Ample (adj): enough or more than enough; plentiful.

I refer to it as the “Nancy regret.”

She was a girl I knew who just never could quite allow herself to be grateful, appreciative or satisfied with anything.

If we got a sandwich at a restaurant and everybody was talking about how ample the serving was and delicious the flavor, Nancy would point out to one and all that it was “pretty good but could have been improved by some brown mustard.”

We once took a field trip to an amusement park. The whole class was abuzz about the exciting rides, sweet-tasting corn dogs and fluffy cotton candy. Nancy inserted that the public restrooms didn’t have toilet paper in all the stalls.

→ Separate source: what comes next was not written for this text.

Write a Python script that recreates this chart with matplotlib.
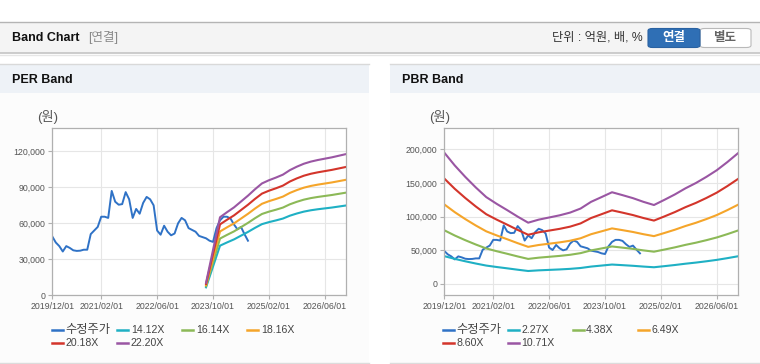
import matplotlib
matplotlib.use("Agg")
import matplotlib.pyplot as plt
from matplotlib.patches import Rectangle, FancyBboxPatch
from matplotlib.lines import Line2D

plt.rcParams['font.family'] = ['Liberation Sans', 'Noto Sans CJK KR']

# ---------------------------------------------------------------
# data (x = months since 2019/12)
# ---------------------------------------------------------------
TICK_MONTHS = [0, 14, 30, 46, 62, 78]
TICK_LABELS = ["2019/12/01", "2021/02/01", "2022/06/01",
               "2023/10/01", "2025/02/01", "2026/06/01"]

PRICE = [49000, 44000, 41000, 36500, 41000, 39500, 37500, 37000, 37200, 38000,
         38000, 51000, 54000, 57000, 65500, 65500, 64500, 87000, 78000, 75500,
         76000, 86000, 80000, 64500, 72000, 68000, 77000, 82000, 80000, 75000,
         54000, 50500, 58000, 53000, 50000, 51500, 60000, 64500, 62500, 56000,
         54500, 53000, 49500, 48500, 47500, 45500, 44500, 56000, 62500, 65500,
         65500, 64000, 59000, 55000, 57000, 51000, 45500]

EPS_MONTHS = [44, 48, 50, 52, 54, 56, 58, 60, 62, 64, 66, 68, 70, 72, 74, 76,
              78, 80, 82, 84]
EPS = [470, 2930, 3120, 3300, 3520, 3740, 3980, 4200, 4320, 4420, 4530, 4700,
       4830, 4940, 5020, 5080, 5130, 5180, 5240, 5300]
PER_MULTS = [14.12, 16.14, 18.16, 20.18, 22.20]

BPS_MONTHS = list(range(0, 85, 3))
BPS = [18210, 16430, 14850, 13390, 12050, 11110, 10240, 9340, 8500, 8920,
       9220, 9520, 9900, 10460, 11390, 12050, 12720, 12320, 11900, 11390,
       10950, 11670, 12420, 13260, 14000, 14850, 15780, 16900, 18110]
PBR_MULTS = [2.27, 4.38, 6.49, 8.60, 10.71]

PRICE_LABEL = "수정주가"
PRICE_COLOR = "#2f72c6"
BAND_COLORS = ["#1fb0c4", "#8cb957", "#f5a52a", "#d3352b", "#9a56a3"]

W, H = 760, 364
fig = plt.figure(figsize=(W / 100, H / 100), dpi=100)
fig.patch.set_facecolor("white")


def box(x0, y0, x1, y1, **kw):
    # pixel coords, y measured from the top
    fig.patches.append(Rectangle((x0 / W, 1 - y1 / H), (x1 - x0) / W, (y1 - y0) / H,
                                 transform=fig.transFigure, zorder=-5, **kw))


def hline(x0, x1, y, color, lw=1.0):
    fig.add_artist(Line2D([x0 / W, x1 / W], [1 - y / H, 1 - y / H], zorder=-4,
                          color=color, lw=lw, transform=fig.transFigure))


def txt(x, y, s, **kw):
    fig.text(x / W, 1 - y / H, s, va="center", **kw)


# --- top header bar ---
box(0, 22, 760, 53, fc="#f4f4f4", ec="none")
hline(0, 760, 22, "#b4b4b4")
hline(0, 760, 53, "#c4c4c4", lw=1.2)
hline(0, 760, 54.5, "#e6e6e6", lw=1.0)
txt(12, 38, "Band Chart", fontsize=9, fontweight="bold", color="#111")
txt(88, 38, "[연결]", fontsize=9, color="#8a8a8a")
txt(552, 38, "단위 : 억원, 배, %", fontsize=8.8, color="#333")
fig.patches.append(FancyBboxPatch((700 / W, 1 - 47.5 / H), 51 / W, 19 / H,
                                  boxstyle="round,pad=0,rounding_size=0.006", zorder=-3,
                                  transform=fig.transFigure, fc="white", ec="#b9b9b9", lw=0.8))
fig.patches.append(FancyBboxPatch((648 / W, 1 - 47.5 / H), 52 / W, 19 / H,
                                  boxstyle="round,pad=0,rounding_size=0.006", zorder=-3,
                                  transform=fig.transFigure, fc="#2f6fb5", ec="#2a62a2", lw=0.8))
txt(674, 38, "연결", fontsize=9, fontweight="bold", color="white", ha="center")
txt(725, 38, "별도", fontsize=9, fontweight="bold", color="#666", ha="center")

# --- panels ---
panels = [(0, 369, "PER Band"), (390, 760, "PBR Band")]
for x0, x1, title in panels:
    box(x0, 64, x1, 363, fc="#fcfcfc", ec="none")
    box(x0, 64, x1, 93, fc="#eef2f7", ec="none")
    hline(x0, x1, 64, "#d9d9d9")
    hline(x0, x1, 363, "#dcdcdc")
    txt(x0 + 12, 80, title, fontsize=9, fontweight="bold", color="#111")


def setup_axes(left_px, ylim, yticks):
    ax = fig.add_axes([left_px / W, 1 - 295.3 / H, 293.5 / W, 167 / H])
    ax.set_facecolor("white")
    ax.set_xlim(0, 84)
    ax.set_ylim(*ylim)
    ax.set_xticks(TICK_MONTHS)
    ax.set_xticklabels(TICK_LABELS)
    ax.set_yticks(yticks)
    ax.set_yticklabels([f"{v:,}" for v in yticks])
    ax.grid(True, color="#e6e6e6", lw=0.8)
    ax.set_axisbelow(True)
    for s in ax.spines.values():
        s.set_color("#b0b0b0")
        s.set_linewidth(0.9)
    ax.tick_params(axis="both", length=3, width=0.8, color="#b0b0b0",
                   labelsize=6.3, labelcolor="#555", pad=2)
    return ax


ax1 = setup_axes(52.3, (0, 139200), [0, 30000, 60000, 90000, 120000])
ax1.plot(range(len(PRICE)), PRICE, color=PRICE_COLOR, lw=1.4)
for m, c in zip(PER_MULTS, BAND_COLORS):
    ax1.plot(EPS_MONTHS, [e * m for e in EPS], color=c, lw=1.5)

ax2 = setup_axes(444.3, (-16800, 231200), [0, 50000, 100000, 150000, 200000])
ax2.plot(range(len(PRICE)), PRICE, color=PRICE_COLOR, lw=1.4)
for m, c in zip(PBR_MULTS, BAND_COLORS):
    ax2.plot(BPS_MONTHS, [b * m for b in BPS], color=c, lw=1.5)

txt(37, 117, "(원)", fontsize=9.5, color="#555")
txt(429, 117, "(원)", fontsize=9.5, color="#555")

# --- legends ---
for x0, mults in [(52.3, PER_MULTS), (442.7, PBR_MULTS)]:
    labels = [PRICE_LABEL] + [f"{m:.2f}X" for m in mults]
    colors = [PRICE_COLOR] + BAND_COLORS
    for i, (lab, col) in enumerate(zip(labels, colors)):
        cx = x0 + 65 * (i % 4)
        cy = 330 + 13.3 * (i // 4)
        fig.add_artist(Line2D([cx / W, (cx + 11) / W], [1 - cy / H, 1 - cy / H],
                              color=col, lw=1.8, transform=fig.transFigure))
        txt(cx + 13.5, cy, lab, fontsize=8.8 if i == 0 else 7.6, color="#444")

fig.savefig("out.png", dpi=100)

When we graduated from high school, we donned our caps and gowns, and with tears in our eyes, bid each other a fond farewell, only to have Nancy close with the lament that she believed the choice of pink for the female gowns was “a bit startling.”

I never forgot Nancy. I’ve often wondered what her wedding night was like, as her poor, helpless husband attempted to pull off the best miracle of romance he could with the accommodations provided, and then, lying there in the dark afterglow, to receive Nancy’s critique.

Sometimes things are ample.

And any additional comment beyond the appreciation of having what you need at the time you need it is not only bratty, but as I pointed out … will turn you into a real Nancy.